Bea, who has lived in Electric Avenue in central Brixton for 50 years, spoke to the Brixton Bugle and Blog about her life there and how change has affected her formerly indominatale 83-year-old mother Lacey
My family arrived in Electric Avenue in 1966, when I was nine-years-old. My mum was born in Brixton. Housing had been very hard to get hold of and this was her first flat ever and the first time she had a flat large enough for us both to live in.
It was stunning. The Electric Avenue mansion flats then were great. There was a bedroom for each of us and a lovely balcony that I used to play on. I had a friend who lived next door and we used to play together through the bars on the balcony.
We also used to play out on the street – the days where children played out on the street. We spent a lot time up on the roof tops too, which perhaps wasn’t the best of ideas, but we were like cats. I grew up in Electric Avenue, with Jack and James my half-brothers who were born and grew up there. My older brother Richard joined us, so mum lived there with her four kids together.
It was a bit rough and ready, but all the family were at last in one place as a family. Obviously, the market was noisy in the day. Regular street market shouts about the apples and pears started in the morning and lasted the rest of the day. This went on from Monday to Saturday, with a half day on a Wednesday and a day of rest on a Sunday. The market was busy with barrow boys and even the well-known prostitutes.
Everybody knew each other and looked out for each other. But, without fail, the market was packed away and squeaky clean by 6 pm The brushes and sprayer would come through and it was done – ready for us kids to play in the street. The other peaceful days were bank holidays and public holidays like Christmas. Our lives were intertwined with the stall-holders and shops. The street was full of families, and of course we shopped in the market.
I vividly remember the night before Christmas Eve, which was always really special.
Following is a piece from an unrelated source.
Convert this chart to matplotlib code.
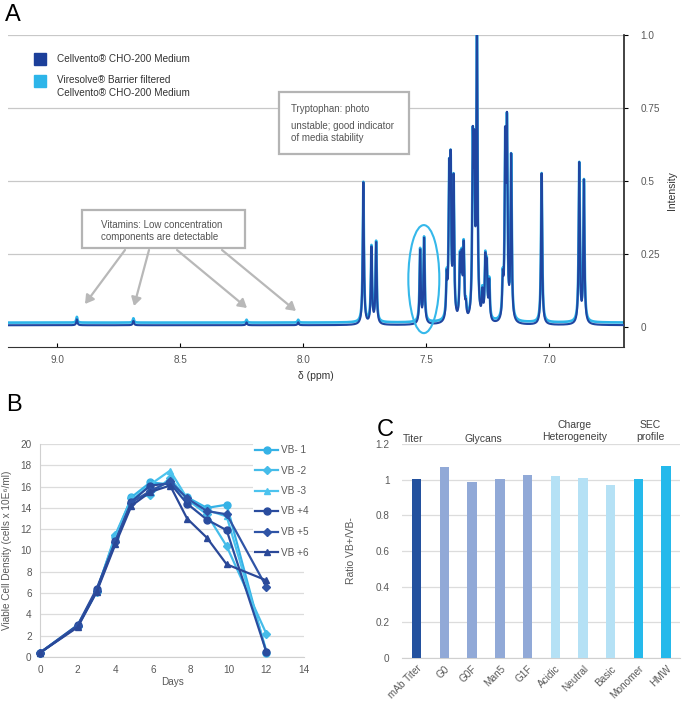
import numpy as np
import matplotlib
matplotlib.use("Agg")
import matplotlib.pyplot as plt
from matplotlib.patches import Ellipse, Rectangle, FancyArrowPatch

plt.rcParams['font.family'] = ['Liberation Sans', 'DejaVu Sans']

W, H = 685, 708

# ---- panel A: NMR peaks (ppm, apparent intensity)
peak_ppm = [7.755, 7.722, 7.703, 7.524, 7.508,
            7.416, 7.406, 7.400, 7.388, 7.362, 7.355, 7.347, 7.338,
            7.310, 7.304, 7.293, 7.271, 7.259, 7.253, 7.243,
            7.188, 7.178, 7.171, 7.154, 7.030, 6.877, 6.858,
            8.920, 8.690, 8.230, 8.020]
peak_int = [0.49, 0.27, 0.285, 0.26, 0.30,
            0.19, 0.57, 0.60, 0.52, 0.25, 0.26, 0.29, 0.09,
            0.68, 0.67, 1.05, 0.13, 0.25, 0.23, 0.16,
            0.19, 0.68, 0.73, 0.59, 0.52, 0.56, 0.50,
            0.02, 0.015, 0.01, 0.01]
baseline_dark = 0.006
baseline_light = 0.015
xticks_a = [9.0, 8.5, 8.0, 7.5, 7.0]
yticks_a = [0, 0.25, 0.5, 0.75, 1.0]
ylabels_a = ['0', '0.25', '0.5', '0.75', '1.0']

# ---- panel B: viable cell density
days = [0, 2, 3, 4, 4.85, 5.85, 6.9, 7.8, 8.85, 9.9, 12]
vb_m1 = [0.4, 2.9, 6.2, 11.3, 15.0, 16.4, 16.2, 15.0, 14.0, 14.3, 0.4]
vb_m2 = [0.4, 2.9, 6.1, 11.5, 14.9, 15.2, 16.8, 14.8, 13.4, 10.4, 2.2]
vb_m3 = [0.4, 3.0, 6.2, 11.2, 14.7, 16.2, 17.5, 14.9, 13.8, 13.2, 0.6]
vb_p4 = [0.4, 3.0, 6.4, 10.9, 14.6, 16.1, 16.3, 14.4, 12.9, 11.9, 0.5]
vb_p5 = [0.4, 2.9, 6.2, 10.8, 14.5, 15.6, 16.5, 14.9, 13.7, 13.4, 6.6]
vb_p6 = [0.4, 2.8, 6.1, 10.6, 14.2, 15.5, 16.1, 13.0, 11.2, 8.7, 7.2]
series_b = [vb_m1, vb_m2, vb_m3, vb_p4, vb_p5, vb_p6]
labels_b = ['VB- 1', 'VB -2', 'VB -3', 'VB +4', 'VB +5', 'VB +6']
colors_b = ['#35b2e6', '#45bce9', '#4cc3ee', '#2a4c9e', '#2f54a6', '#2a4898']
markers_b = ['o', 'D', '^', 'o', 'D', '^']

# ---- panel C: ratio VB+/VB-
cats_c = ['mAb Titer', 'G0', 'G0F', 'Man5', 'G1F', 'Acidic', 'Neutral',
          'Basic', 'Monomer', 'HMW']
ratio_c = [1.004, 1.069, 0.989, 1.006, 1.024, 1.022, 1.007, 0.968, 1.004, 1.075]
colors_c = ['#23519e', '#91a9d7', '#91a9d7', '#91a9d7', '#91a9d7',
            '#b5e1f5', '#b5e1f5', '#b5e1f5', '#25b9eb', '#25b9eb']


def fx(px):
    return px / W


def fy(py):
    return 1 - py / H


def lor(x, x0, g):
    return g**2 / ((x - x0)**2 + g**2)


fig = plt.figure(figsize=(W / 100, H / 100), dpi=100)
grey_txt = '#595959'

# ================= A =================
axA = fig.add_axes([fx(8), fy(347), fx(624) - fx(8), fy(35) - fy(347)])
gam = 0.0028
P = np.array(peak_ppm)
# solve for line amplitudes so the summed curve hits the read heights
M = lor(P[:, None], P[None, :], gam)
amps = np.linalg.solve(M, np.array(peak_int))
ppm = np.linspace(9.2, 6.69, 9000)
spec = (amps[None, :] * lor(ppm[:, None], P[None, :], gam)).sum(axis=1)
axA.plot(ppm, spec * 0.985 + baseline_light, color='#2db5e9', lw=1.9, zorder=2)
axA.plot(ppm, spec + baseline_dark, color='#1f46a1', lw=1.5, zorder=3)
axA.set_xlim(9.2, 6.695)
axA.set_ylim(-0.0685, 1.0)
for s in ['top', 'left']:
    axA.spines[s].set_visible(False)
axA.spines['bottom'].set_color('#333333')
axA.spines['right'].set_color('#222222')
axA.spines['right'].set_linewidth(1.2)
axA.yaxis.tick_right()
axA.yaxis.set_label_position('right')
axA.set_yticks(yticks_a)
axA.set_yticklabels(ylabels_a)
axA.set_xticks(xticks_a)
axA.set_xticklabels([f'{v:.1f}' for v in xticks_a])
axA.tick_params(axis='y', length=3, pad=9, labelsize=7.2, labelcolor=grey_txt)
axA.tick_params(axis='x', direction='in', length=3, pad=6, labelsize=7.2,
                labelcolor=grey_txt)
for v in yticks_a[1:]:
    axA.axhline(v, color='#c8c8c8', lw=0.9, zorder=0)
axA.set_ylabel('Intensity', fontsize=7.5, labelpad=5, color='#333333')
axA.set_xlabel('δ (ppm)', fontsize=7.5, labelpad=4, color='#333333')
axA.add_patch(Ellipse((7.509, 0.164), 0.126, 0.37, fill=False,
                      ec='#35b8ea', lw=1.5, zorder=4))

fig.text(fx(5), fy(15), 'A', fontsize=17, va='center', ha='left')

# legend
for py, c in [(59, '#1c3f9a'), (81, '#2db5e9')]:
    fig.patches.append(Rectangle((fx(34), fy(py + 6)), fx(12), 12 / H,
                                 transform=fig.transFigure, color=c))
fig.text(fx(57), fy(59), 'Cellvento® CHO-200 Medium', fontsize=7.2,
         va='center', color='#333333')
fig.text(fx(57), fy(86.5), 'Viresolve® Barrier filtered\nCellvento® CHO-200 Medium',
         fontsize=7.2, va='center', color='#333333', linespacing=1.3)

# annotation boxes
box_kw = dict(transform=fig.transFigure, fill=True, fc='white', ec='#b4b4b4',
              lw=1.6, zorder=5)
fig.patches.append(Rectangle((fx(279), fy(154)), fx(409) - fx(279),
                             fy(92) - fy(154), **box_kw))
fig.text(fx(291), fy(109), 'Tryptophan: photo', fontsize=7, va='center',
         color='#555555', zorder=6)
fig.text(fx(291), fy(132), 'unstable; good indicator\nof media stability',
         fontsize=7, va='center', color='#555555', linespacing=1.15, zorder=6)

fig.patches.append(Rectangle((fx(82), fy(248)), fx(245) - fx(82),
                             fy(210) - fy(248), **box_kw))
fig.text(fx(101), fy(230.5), 'Vitamins: Low concentration\ncomponents are detectable',
         fontsize=7, va='center', color='#555555', linespacing=1.25, zorder=6)

for (x0, y0), (x1, y1) in [((125, 250), (85, 304)), ((149, 250), (134, 306)),
                           ((177, 250), (247, 308)), ((222, 250), (296, 311))]:
    fig.add_artist(FancyArrowPatch(
        (fx(x0), fy(y0)), (fx(x1), fy(y1)), transform=fig.transFigure,
        arrowstyle='-|>,head_length=5,head_width=3', color='#b8b8b8', lw=1.6,
        shrinkA=0, shrinkB=0))

# ================= B =================
axB = fig.add_axes([fx(40), fy(657), fx(304) - fx(40), fy(444) - fy(657)])
for ys, lab, c, m in zip(series_b, labels_b, colors_b, markers_b):
    axB.plot(days, ys, color=c, marker=m, lw=1.6,
             ms=5 if m == 'o' else (4 if m == 'D' else 5),
             label=lab, clip_on=False, zorder=3)
axB.set_xlim(0, 14)
axB.set_ylim(0, 20)
axB.set_xticks(range(0, 15, 2))
axB.set_yticks(range(0, 21, 2))
axB.grid(axis='y', color='#dcdcdc', lw=0.9)
axB.set_axisbelow(True)
for s in ['top', 'right']:
    axB.spines[s].set_visible(False)
for s in ['left', 'bottom']:
    axB.spines[s].set_color('#d0d0d0')
axB.tick_params(length=0, labelsize=7.2, labelcolor=grey_txt, pad=6)
axB.set_xlabel('Days', fontsize=7.2, color=grey_txt, labelpad=1)
axB.set_ylabel('Viable Cell Density (cells x 10E⁶/ml)', fontsize=7.2,
               color=grey_txt, labelpad=6)
leg = axB.legend(loc='upper left', bbox_to_anchor=((253 - 40) / 264, (657 - 443) / 213),
                 frameon=True, fontsize=7.2, handlelength=2.3, handletextpad=0.3,
                 labelspacing=1.05, borderpad=0.2, borderaxespad=0)
leg.get_frame().set_edgecolor('none')
leg.get_frame().set_facecolor('white')
leg.get_frame().set_alpha(1)
for t in leg.get_texts():
    t.set_color(grey_txt)
fig.text(fx(6), fy(405), 'B', fontsize=17, va='center', ha='left')

# ================= C =================
axC = fig.add_axes([fx(402), fy(658), fx(680) - fx(402), fy(444) - fy(658)])
xc = np.arange(len(cats_c))
axC.bar(xc, ratio_c, width=0.34, color=colors_c, zorder=3)
axC.set_xlim(-0.53, 9.5)
axC.set_ylim(0, 1.2)
axC.set_yticks([0, 0.2, 0.4, 0.6, 0.8, 1.0, 1.2])
axC.set_yticklabels(['0', '0.2', '0.4', '0.6', '0.8', '1', '1.2'])
axC.set_xticks(xc)
axC.set_xticklabels(cats_c, rotation=45, ha='right', rotation_mode='anchor')
axC.grid(axis='y', color='#dcdcdc', lw=0.9)
axC.set_axisbelow(True)
for s in ['top', 'right', 'left']:
    axC.spines[s].set_visible(False)
axC.spines['bottom'].set_color('#d0d0d0')
axC.tick_params(length=0, labelsize=7.2, labelcolor=grey_txt)
axC.tick_params(axis='y', pad=9)
axC.tick_params(axis='x', pad=4)
axC.set_ylabel('Ratio VB+/VB-', fontsize=7.5, color=grey_txt, labelpad=14)
for px, py, s in [(413, 439, 'Titer'), (483, 439, 'Glycans'),
                  (575, 431, 'Charge\nHeterogeneity'), (650, 431, 'SEC\nprofile')]:
    fig.text(fx(px), fy(py), s, fontsize=7.5, ha='center', va='center',
             color='#404040', linespacing=1.3)
fig.text(fx(377), fy(430), 'C', fontsize=17, va='center', ha='left')

fig.savefig('out.png', dpi=100)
The fruit and veg stalls changed to Christmas decoration stalls, selling the biggest and the best giant multi-coloured balloons and paper chains, which gave our living rooms the most sumptuous colour and festive spirit. Christmas Eve itself was a huge day for the shops and stalls. The stallholders and shop owners had a big bonfire in the street on night of the 23rd, and the traders slept in the street close by their stalls. I remember the stallholders speaking in hushed voices as they were aware of the people in the flats either side of the street.
The smell of the bonfire and roasted chestnuts was magical for us kids. All that meant the stall-holders could open up really early and work flat out the next day, then close up early and go home to celebrate Christmas.
But now there is no peace, and the noise never stops. My supremely resourceful mum, who would take no nonsense from anyone, has had enough and is avoiding returning to her beloved home in Electric Avenue. The noise never stops: 24 hours a day, 365 days a year.
I am absolutely clear the sleep deprivation from the continuous noise was a key factor in pushing my mum into a delirious psychotic episode. She was seeing and hearing horrible things. The shouting and the chopping from the butcher’s shop and the constant smell of rotting meat gave her terrifying visions of people being hacked to death in the street. She is a tormented soul.
It was a while ago that mum started telling me about what she called posh boys and girls turning up and shouting their way down the street. At first we joked about them. She also complained about the constant banging from the butcher’s shop below her. I didn’t realise how bad it was until it was too late. I didn’t realise how ill Electric Avenue was making her.
A refurbishment of the street left her with the brightest of lights shining in her bedroom window. I can’t understand why a residential avenue needed so much night-time illumination and why it was placed on the wall by the room that she slept in. Who thought that was a good idea? For a long time I didn’t realise how ill she was.
It turned out she had been going to the doctors for months, telling them she was anxious, but she was getting under the radar. I had tried to get her to move many times before, but she loves Brixton. She doesn’t want to leave, doesn’t want to go anywhere else. She always joked she wanted to be carried out feet first, but now she is terrified and doesn’t want to go home.
My brothers and I are really shocked by her terror of a place that holds so many great memories for her. My mum says: “My flat in Electric Avenue is a place where even the smallest nook and cranny has happy memories. But now I can’t bear to be there“. Electric Avenue is a place my mother loves so much, and has been her home for so very long. But this incessant noise has made it unsafe for her to come back here. It is devastating for all of us.